- Given data

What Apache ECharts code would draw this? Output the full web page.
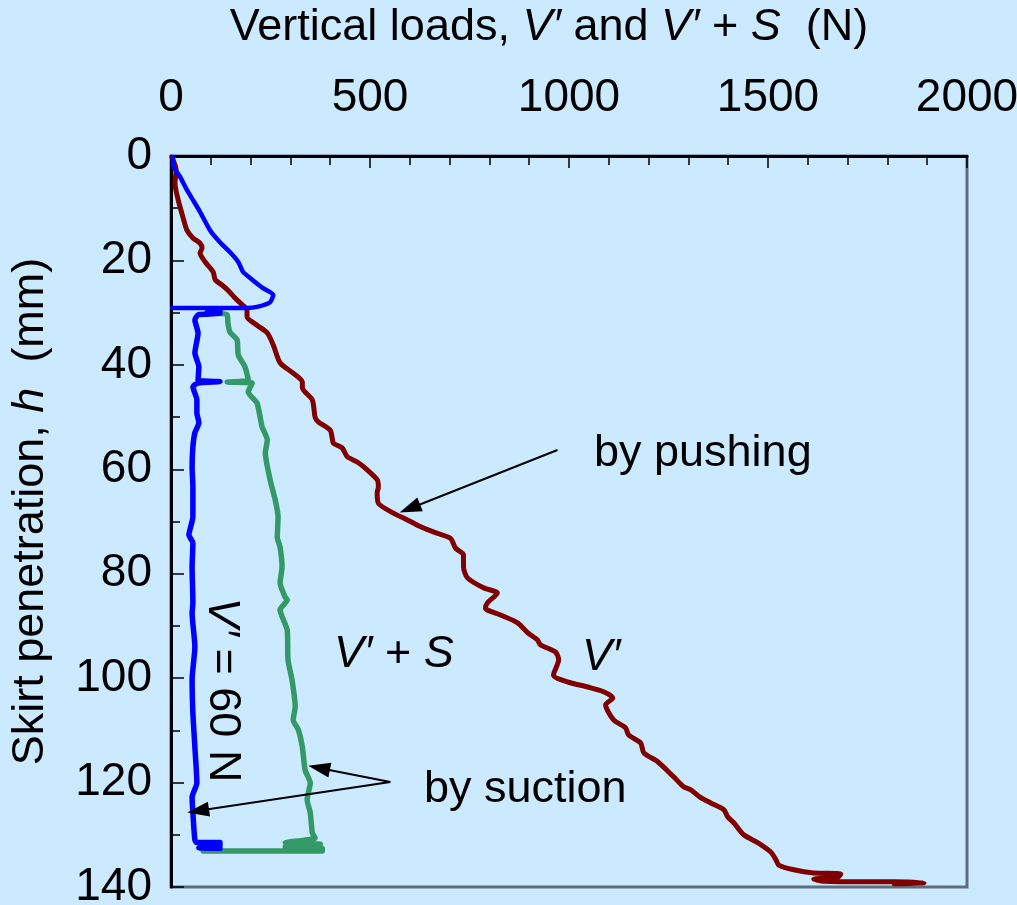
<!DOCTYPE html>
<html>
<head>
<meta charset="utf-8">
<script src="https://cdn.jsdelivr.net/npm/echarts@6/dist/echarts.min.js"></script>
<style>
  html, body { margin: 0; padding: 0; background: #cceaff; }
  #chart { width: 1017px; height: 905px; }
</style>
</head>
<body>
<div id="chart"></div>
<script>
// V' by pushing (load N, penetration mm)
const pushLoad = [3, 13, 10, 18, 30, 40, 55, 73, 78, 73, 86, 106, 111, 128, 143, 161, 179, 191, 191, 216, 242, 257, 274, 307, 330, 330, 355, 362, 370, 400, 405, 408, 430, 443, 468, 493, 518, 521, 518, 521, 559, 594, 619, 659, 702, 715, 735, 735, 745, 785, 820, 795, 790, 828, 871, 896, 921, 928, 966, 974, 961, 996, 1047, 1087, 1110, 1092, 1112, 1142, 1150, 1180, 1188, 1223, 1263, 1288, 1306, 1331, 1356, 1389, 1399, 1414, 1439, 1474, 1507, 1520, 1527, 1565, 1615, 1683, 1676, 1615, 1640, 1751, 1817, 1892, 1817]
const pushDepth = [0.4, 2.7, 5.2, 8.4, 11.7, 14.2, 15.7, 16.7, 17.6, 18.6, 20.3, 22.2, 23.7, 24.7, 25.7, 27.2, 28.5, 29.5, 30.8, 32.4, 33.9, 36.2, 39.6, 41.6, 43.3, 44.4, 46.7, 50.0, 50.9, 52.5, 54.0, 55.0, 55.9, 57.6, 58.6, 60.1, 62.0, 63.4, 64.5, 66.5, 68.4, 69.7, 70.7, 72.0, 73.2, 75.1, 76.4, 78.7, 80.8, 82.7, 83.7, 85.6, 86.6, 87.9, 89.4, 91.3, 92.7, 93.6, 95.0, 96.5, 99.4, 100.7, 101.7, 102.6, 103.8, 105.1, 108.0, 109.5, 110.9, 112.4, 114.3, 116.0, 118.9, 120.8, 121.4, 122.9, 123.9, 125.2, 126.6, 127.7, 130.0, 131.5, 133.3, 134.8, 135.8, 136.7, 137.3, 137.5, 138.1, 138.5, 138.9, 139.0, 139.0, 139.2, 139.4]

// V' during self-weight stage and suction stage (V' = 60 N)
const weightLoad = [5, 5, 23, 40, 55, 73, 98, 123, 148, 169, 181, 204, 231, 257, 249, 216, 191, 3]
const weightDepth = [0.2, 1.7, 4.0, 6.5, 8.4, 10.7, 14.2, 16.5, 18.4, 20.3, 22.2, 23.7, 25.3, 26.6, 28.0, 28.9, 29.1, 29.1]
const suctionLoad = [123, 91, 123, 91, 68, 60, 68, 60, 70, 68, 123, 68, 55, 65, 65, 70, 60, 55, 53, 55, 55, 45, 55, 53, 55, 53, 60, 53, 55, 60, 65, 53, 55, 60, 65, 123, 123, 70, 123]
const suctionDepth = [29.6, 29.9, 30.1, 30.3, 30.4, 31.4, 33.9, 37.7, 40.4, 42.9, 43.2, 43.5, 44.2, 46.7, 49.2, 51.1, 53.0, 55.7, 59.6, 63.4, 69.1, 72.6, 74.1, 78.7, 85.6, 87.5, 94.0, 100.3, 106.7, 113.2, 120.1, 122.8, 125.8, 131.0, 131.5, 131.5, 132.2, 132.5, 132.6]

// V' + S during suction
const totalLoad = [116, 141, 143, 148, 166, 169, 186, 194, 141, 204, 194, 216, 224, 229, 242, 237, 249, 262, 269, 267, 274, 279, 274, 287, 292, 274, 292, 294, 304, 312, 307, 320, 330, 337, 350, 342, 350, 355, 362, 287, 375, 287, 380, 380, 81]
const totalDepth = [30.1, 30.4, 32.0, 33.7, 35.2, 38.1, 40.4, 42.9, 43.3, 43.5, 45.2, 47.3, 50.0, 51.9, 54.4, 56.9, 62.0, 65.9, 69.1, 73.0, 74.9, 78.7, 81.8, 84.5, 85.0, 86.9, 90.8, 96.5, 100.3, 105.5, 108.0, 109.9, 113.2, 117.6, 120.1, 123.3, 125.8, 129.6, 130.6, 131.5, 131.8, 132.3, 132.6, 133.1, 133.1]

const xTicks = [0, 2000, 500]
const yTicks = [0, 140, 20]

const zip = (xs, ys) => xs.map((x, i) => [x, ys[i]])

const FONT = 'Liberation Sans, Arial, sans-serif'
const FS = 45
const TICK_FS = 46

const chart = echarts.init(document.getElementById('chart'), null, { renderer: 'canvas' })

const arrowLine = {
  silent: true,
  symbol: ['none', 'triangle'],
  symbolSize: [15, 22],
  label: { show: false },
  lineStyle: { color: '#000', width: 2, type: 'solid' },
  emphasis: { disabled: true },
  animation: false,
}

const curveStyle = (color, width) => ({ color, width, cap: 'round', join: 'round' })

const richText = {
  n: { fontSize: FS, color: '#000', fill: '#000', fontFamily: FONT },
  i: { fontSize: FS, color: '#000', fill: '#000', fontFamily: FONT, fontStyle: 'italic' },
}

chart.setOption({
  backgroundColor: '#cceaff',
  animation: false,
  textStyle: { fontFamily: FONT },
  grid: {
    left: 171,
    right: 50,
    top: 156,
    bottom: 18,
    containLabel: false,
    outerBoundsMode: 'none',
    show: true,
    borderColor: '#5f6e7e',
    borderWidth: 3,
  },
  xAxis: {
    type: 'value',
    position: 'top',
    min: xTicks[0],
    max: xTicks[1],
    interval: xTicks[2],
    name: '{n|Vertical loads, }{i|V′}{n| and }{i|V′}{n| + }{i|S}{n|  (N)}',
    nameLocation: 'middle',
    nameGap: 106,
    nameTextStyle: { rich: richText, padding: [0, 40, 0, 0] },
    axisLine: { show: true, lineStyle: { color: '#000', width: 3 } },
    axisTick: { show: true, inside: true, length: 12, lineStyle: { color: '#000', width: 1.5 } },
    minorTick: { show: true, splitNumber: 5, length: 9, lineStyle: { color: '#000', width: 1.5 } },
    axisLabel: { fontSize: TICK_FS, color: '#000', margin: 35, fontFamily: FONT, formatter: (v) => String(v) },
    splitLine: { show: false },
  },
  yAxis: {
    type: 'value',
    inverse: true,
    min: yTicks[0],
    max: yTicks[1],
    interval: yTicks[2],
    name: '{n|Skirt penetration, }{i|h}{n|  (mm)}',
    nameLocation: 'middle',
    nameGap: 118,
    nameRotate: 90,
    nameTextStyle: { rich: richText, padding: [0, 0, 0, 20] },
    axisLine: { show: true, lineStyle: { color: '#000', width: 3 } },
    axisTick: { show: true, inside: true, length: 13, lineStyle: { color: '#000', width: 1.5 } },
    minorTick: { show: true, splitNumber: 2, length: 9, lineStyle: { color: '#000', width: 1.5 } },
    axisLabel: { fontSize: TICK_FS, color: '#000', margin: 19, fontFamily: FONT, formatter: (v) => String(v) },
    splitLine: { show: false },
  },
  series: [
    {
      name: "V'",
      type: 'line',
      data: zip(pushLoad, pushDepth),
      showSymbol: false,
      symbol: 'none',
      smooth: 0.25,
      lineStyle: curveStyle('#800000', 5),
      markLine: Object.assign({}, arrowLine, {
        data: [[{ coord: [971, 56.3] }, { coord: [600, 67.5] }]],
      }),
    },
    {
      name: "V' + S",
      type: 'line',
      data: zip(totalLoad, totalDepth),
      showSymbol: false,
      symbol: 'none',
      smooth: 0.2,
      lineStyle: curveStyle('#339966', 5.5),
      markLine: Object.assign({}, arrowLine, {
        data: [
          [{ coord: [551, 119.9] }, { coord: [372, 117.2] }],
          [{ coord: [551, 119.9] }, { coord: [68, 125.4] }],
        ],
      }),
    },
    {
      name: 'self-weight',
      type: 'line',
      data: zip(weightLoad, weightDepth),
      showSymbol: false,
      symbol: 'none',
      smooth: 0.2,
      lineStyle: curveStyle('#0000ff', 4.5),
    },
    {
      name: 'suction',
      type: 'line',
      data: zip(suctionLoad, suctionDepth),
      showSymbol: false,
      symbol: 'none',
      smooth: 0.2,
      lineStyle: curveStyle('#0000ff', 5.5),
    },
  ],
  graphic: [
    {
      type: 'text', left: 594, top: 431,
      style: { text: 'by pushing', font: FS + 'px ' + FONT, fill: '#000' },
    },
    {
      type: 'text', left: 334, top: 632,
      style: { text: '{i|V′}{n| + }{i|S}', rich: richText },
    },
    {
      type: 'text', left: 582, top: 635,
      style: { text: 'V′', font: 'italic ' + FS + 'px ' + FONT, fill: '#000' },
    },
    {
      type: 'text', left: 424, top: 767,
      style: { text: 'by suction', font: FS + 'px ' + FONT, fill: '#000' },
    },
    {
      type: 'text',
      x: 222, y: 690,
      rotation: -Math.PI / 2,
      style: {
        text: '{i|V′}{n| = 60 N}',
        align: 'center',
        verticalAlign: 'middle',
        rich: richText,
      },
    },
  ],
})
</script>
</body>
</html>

- Problem details
Please extract exactly the lines of the data, from the first through the line containing "132.2, 132.5, 132.6]", and add no pictures to the copy.

- Final answer
What Apache ECharts code would draw this? Output the full web page.
<!DOCTYPE html>
<html>
<head>
<meta charset="utf-8">
<script src="https://cdn.jsdelivr.net/npm/echarts@6/dist/echarts.min.js"></script>
<style>
  html, body { margin: 0; padding: 0; background: #cceaff; }
  #chart { width: 1017px; height: 905px; }
</style>
</head>
<body>
<div id="chart"></div>
<script>
// V' by pushing (load N, penetration mm)
const pushLoad = [3, 13, 10, 18, 30, 40, 55, 73, 78, 73, 86, 106, 111, 128, 143, 161, 179, 191, 191, 216, 242, 257, 274, 307, 330, 330, 355, 362, 370, 400, 405, 408, 430, 443, 468, 493, 518, 521, 518, 521, 559, 594, 619, 659, 702, 715, 735, 735, 745, 785, 820, 795, 790, 828, 871, 896, 921, 928, 966, 974, 961, 996, 1047, 1087, 1110, 1092, 1112, 1142, 1150, 1180, 1188, 1223, 1263, 1288, 1306, 1331, 1356, 1389, 1399, 1414, 1439, 1474, 1507, 1520, 1527, 1565, 1615, 1683, 1676, 1615, 1640, 1751, 1817, 1892, 1817]
const pushDepth = [0.4, 2.7, 5.2, 8.4, 11.7, 14.2, 15.7, 16.7, 17.6, 18.6, 20.3, 22.2, 23.7, 24.7, 25.7, 27.2, 28.5, 29.5, 30.8, 32.4, 33.9, 36.2, 39.6, 41.6, 43.3, 44.4, 46.7, 50.0, 50.9, 52.5, 54.0, 55.0, 55.9, 57.6, 58.6, 60.1, 62.0, 63.4, 64.5, 66.5, 68.4, 69.7, 70.7, 72.0, 73.2, 75.1, 76.4, 78.7, 80.8, 82.7, 83.7, 85.6, 86.6, 87.9, 89.4, 91.3, 92.7, 93.6, 95.0, 96.5, 99.4, 100.7, 101.7, 102.6, 103.8, 105.1, 108.0, 109.5, 110.9, 112.4, 114.3, 116.0, 118.9, 120.8, 121.4, 122.9, 123.9, 125.2, 126.6, 127.7, 130.0, 131.5, 133.3, 134.8, 135.8, 136.7, 137.3, 137.5, 138.1, 138.5, 138.9, 139.0, 139.0, 139.2, 139.4]

// V' during self-weight stage and suction stage (V' = 60 N)
const weightLoad = [5, 5, 23, 40, 55, 73, 98, 123, 148, 169, 181, 204, 231, 257, 249, 216, 191, 3]
const weightDepth = [0.2, 1.7, 4.0, 6.5, 8.4, 10.7, 14.2, 16.5, 18.4, 20.3, 22.2, 23.7, 25.3, 26.6, 28.0, 28.9, 29.1, 29.1]
const suctionLoad = [123, 91, 123, 91, 68, 60, 68, 60, 70, 68, 123, 68, 55, 65, 65, 70, 60, 55, 53, 55, 55, 45, 55, 53, 55, 53, 60, 53, 55, 60, 65, 53, 55, 60, 65, 123, 123, 70, 123]
const suctionDepth = [29.6, 29.9, 30.1, 30.3, 30.4, 31.4, 33.9, 37.7, 40.4, 42.9, 43.2, 43.5, 44.2, 46.7, 49.2, 51.1, 53.0, 55.7, 59.6, 63.4, 69.1, 72.6, 74.1, 78.7, 85.6, 87.5, 94.0, 100.3, 106.7, 113.2, 120.1, 122.8, 125.8, 131.0, 131.5, 131.5, 132.2, 132.5, 132.6]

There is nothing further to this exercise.